>> start Supplied data

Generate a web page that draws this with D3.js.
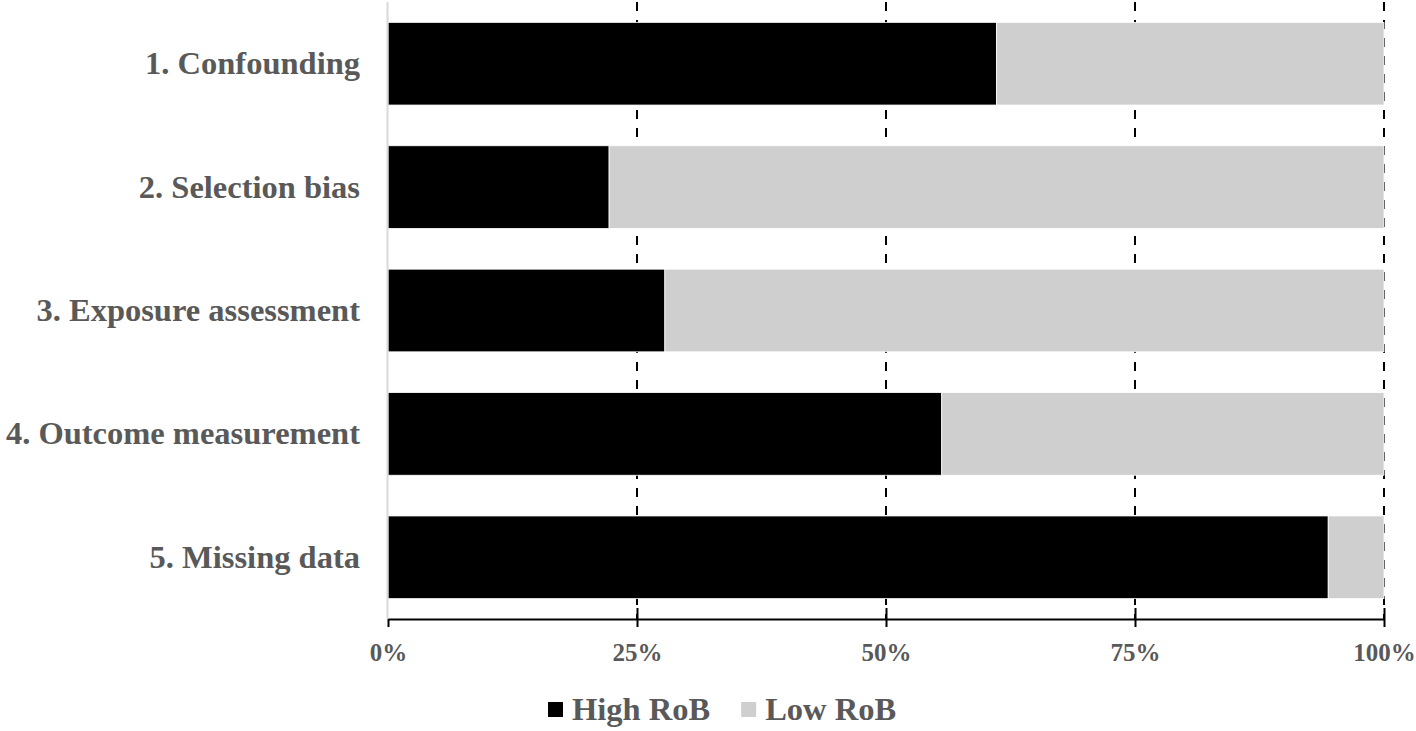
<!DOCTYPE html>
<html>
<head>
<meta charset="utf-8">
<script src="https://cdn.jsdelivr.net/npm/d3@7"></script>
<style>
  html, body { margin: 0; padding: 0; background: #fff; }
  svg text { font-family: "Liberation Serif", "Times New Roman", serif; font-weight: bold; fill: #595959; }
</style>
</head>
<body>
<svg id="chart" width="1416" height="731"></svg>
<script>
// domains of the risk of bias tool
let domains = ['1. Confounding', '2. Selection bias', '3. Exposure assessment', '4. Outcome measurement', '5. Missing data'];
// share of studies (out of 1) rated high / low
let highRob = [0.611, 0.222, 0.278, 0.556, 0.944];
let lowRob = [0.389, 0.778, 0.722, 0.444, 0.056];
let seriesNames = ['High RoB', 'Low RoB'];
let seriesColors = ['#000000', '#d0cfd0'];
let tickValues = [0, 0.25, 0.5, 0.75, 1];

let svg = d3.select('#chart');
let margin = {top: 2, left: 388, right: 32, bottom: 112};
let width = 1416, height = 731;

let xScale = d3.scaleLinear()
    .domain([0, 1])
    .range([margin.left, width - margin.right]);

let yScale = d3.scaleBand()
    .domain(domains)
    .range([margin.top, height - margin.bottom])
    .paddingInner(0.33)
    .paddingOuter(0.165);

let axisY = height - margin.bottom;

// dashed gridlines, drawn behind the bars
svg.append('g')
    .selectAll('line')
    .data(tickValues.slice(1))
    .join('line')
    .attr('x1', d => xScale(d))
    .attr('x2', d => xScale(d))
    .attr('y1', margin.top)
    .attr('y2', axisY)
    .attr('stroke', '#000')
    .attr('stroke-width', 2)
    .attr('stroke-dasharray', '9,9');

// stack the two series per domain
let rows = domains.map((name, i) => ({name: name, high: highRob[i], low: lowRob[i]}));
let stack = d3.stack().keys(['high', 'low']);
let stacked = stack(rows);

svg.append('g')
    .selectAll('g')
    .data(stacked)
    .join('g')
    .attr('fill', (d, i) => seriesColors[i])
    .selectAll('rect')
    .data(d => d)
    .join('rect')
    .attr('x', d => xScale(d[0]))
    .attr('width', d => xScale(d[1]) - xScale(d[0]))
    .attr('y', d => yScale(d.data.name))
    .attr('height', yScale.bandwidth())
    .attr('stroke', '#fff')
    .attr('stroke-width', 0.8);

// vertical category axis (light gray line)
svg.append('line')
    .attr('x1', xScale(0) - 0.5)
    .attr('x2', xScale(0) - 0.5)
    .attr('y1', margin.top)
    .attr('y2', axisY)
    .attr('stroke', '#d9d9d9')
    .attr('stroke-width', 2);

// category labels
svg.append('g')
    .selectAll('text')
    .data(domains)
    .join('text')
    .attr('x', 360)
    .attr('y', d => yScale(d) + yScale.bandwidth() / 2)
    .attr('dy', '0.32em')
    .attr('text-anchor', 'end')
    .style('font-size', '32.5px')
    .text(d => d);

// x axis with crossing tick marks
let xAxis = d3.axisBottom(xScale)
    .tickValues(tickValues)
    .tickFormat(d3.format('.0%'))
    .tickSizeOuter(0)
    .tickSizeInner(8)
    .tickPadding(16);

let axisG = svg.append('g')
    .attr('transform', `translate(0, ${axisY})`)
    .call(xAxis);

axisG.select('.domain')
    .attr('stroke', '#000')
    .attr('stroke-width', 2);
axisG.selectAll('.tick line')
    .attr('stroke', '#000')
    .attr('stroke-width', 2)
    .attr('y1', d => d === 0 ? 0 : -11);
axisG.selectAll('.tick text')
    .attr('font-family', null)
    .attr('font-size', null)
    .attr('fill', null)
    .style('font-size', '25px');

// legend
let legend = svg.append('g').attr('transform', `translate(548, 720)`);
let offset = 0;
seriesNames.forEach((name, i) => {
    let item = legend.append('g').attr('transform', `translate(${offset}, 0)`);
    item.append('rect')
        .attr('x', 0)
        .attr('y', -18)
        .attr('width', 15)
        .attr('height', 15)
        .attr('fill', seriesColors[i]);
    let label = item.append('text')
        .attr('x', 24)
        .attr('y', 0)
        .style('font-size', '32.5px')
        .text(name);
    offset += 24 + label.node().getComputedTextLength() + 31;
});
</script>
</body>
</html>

>> end Supplied data

● Task goal
Set down all the data again exactly as above, pictures excluded.

● Problem solution
Generate a web page that draws this with D3.js.
<!DOCTYPE html>
<html>
<head>
<meta charset="utf-8">
<script src="https://cdn.jsdelivr.net/npm/d3@7"></script>
<style>
  html, body { margin: 0; padding: 0; background: #fff; }
  svg text { font-family: "Liberation Serif", "Times New Roman", serif; font-weight: bold; fill: #595959; }
</style>
</head>
<body>
<svg id="chart" width="1416" height="731"></svg>
<script>
// domains of the risk of bias tool
let domains = ['1. Confounding', '2. Selection bias', '3. Exposure assessment', '4. Outcome measurement', '5. Missing data'];
// share of studies (out of 1) rated high / low
let highRob = [0.611, 0.222, 0.278, 0.556, 0.944];
let lowRob = [0.389, 0.778, 0.722, 0.444, 0.056];
let seriesNames = ['High RoB', 'Low RoB'];
let seriesColors = ['#000000', '#d0cfd0'];
let tickValues = [0, 0.25, 0.5, 0.75, 1];

let svg = d3.select('#chart');
let margin = {top: 2, left: 388, right: 32, bottom: 112};
let width = 1416, height = 731;

let xScale = d3.scaleLinear()
    .domain([0, 1])
    .range([margin.left, width - margin.right]);

let yScale = d3.scaleBand()
    .domain(domains)
    .range([margin.top, height - margin.bottom])
    .paddingInner(0.33)
    .paddingOuter(0.165);

let axisY = height - margin.bottom;

// dashed gridlines, drawn behind the bars
svg.append('g')
    .selectAll('line')
    .data(tickValues.slice(1))
    .join('line')
    .attr('x1', d => xScale(d))
    .attr('x2', d => xScale(d))
    .attr('y1', margin.top)
    .attr('y2', axisY)
    .attr('stroke', '#000')
    .attr('stroke-width', 2)
    .attr('stroke-dasharray', '9,9');

// stack the two series per domain
let rows = domains.map((name, i) => ({name: name, high: highRob[i], low: lowRob[i]}));
let stack = d3.stack().keys(['high', 'low']);
let stacked = stack(rows);

svg.append('g')
    .selectAll('g')
    .data(stacked)
    .join('g')
    .attr('fill', (d, i) => seriesColors[i])
    .selectAll('rect')
    .data(d => d)
    .join('rect')
    .attr('x', d => xScale(d[0]))
    .attr('width', d => xScale(d[1]) - xScale(d[0]))
    .attr('y', d => yScale(d.data.name))
    .attr('height', yScale.bandwidth())
    .attr('stroke', '#fff')
    .attr('stroke-width', 0.8);

// vertical category axis (light gray line)
svg.append('line')
    .attr('x1', xScale(0) - 0.5)
    .attr('x2', xScale(0) - 0.5)
    .attr('y1', margin.top)
    .attr('y2', axisY)
    .attr('stroke', '#d9d9d9')
    .attr('stroke-width', 2);

// category labels
svg.append('g')
    .selectAll('text')
    .data(domains)
    .join('text')
    .attr('x', 360)
    .attr('y', d => yScale(d) + yScale.bandwidth() / 2)
    .attr('dy', '0.32em')
    .attr('text-anchor', 'end')
    .style('font-size', '32.5px')
    .text(d => d);

// x axis with crossing tick marks
let xAxis = d3.axisBottom(xScale)
    .tickValues(tickValues)
    .tickFormat(d3.format('.0%'))
    .tickSizeOuter(0)
    .tickSizeInner(8)
    .tickPadding(16);

let axisG = svg.append('g')
    .attr('transform', `translate(0, ${axisY})`)
    .call(xAxis);

axisG.select('.domain')
    .attr('stroke', '#000')
    .attr('stroke-width', 2);
axisG.selectAll('.tick line')
    .attr('stroke', '#000')
    .attr('stroke-width', 2)
    .attr('y1', d => d === 0 ? 0 : -11);
axisG.selectAll('.tick text')
    .attr('font-family', null)
    .attr('font-size', null)
    .attr('fill', null)
    .style('font-size', '25px');

// legend
let legend = svg.append('g').attr('transform', `translate(548, 720)`);
let offset = 0;
seriesNames.forEach((name, i) => {
    let item = legend.append('g').attr('transform', `translate(${offset}, 0)`);
    item.append('rect')
        .attr('x', 0)
        .attr('y', -18)
        .attr('width', 15)
        .attr('height', 15)
        .attr('fill', seriesColors[i]);
    let label = item.append('text')
        .attr('x', 24)
        .attr('y', 0)
        .style('font-size', '32.5px')
        .text(name);
    offset += 24 + label.node().getComputedTextLength() + 31;
});
</script>
</body>
</html>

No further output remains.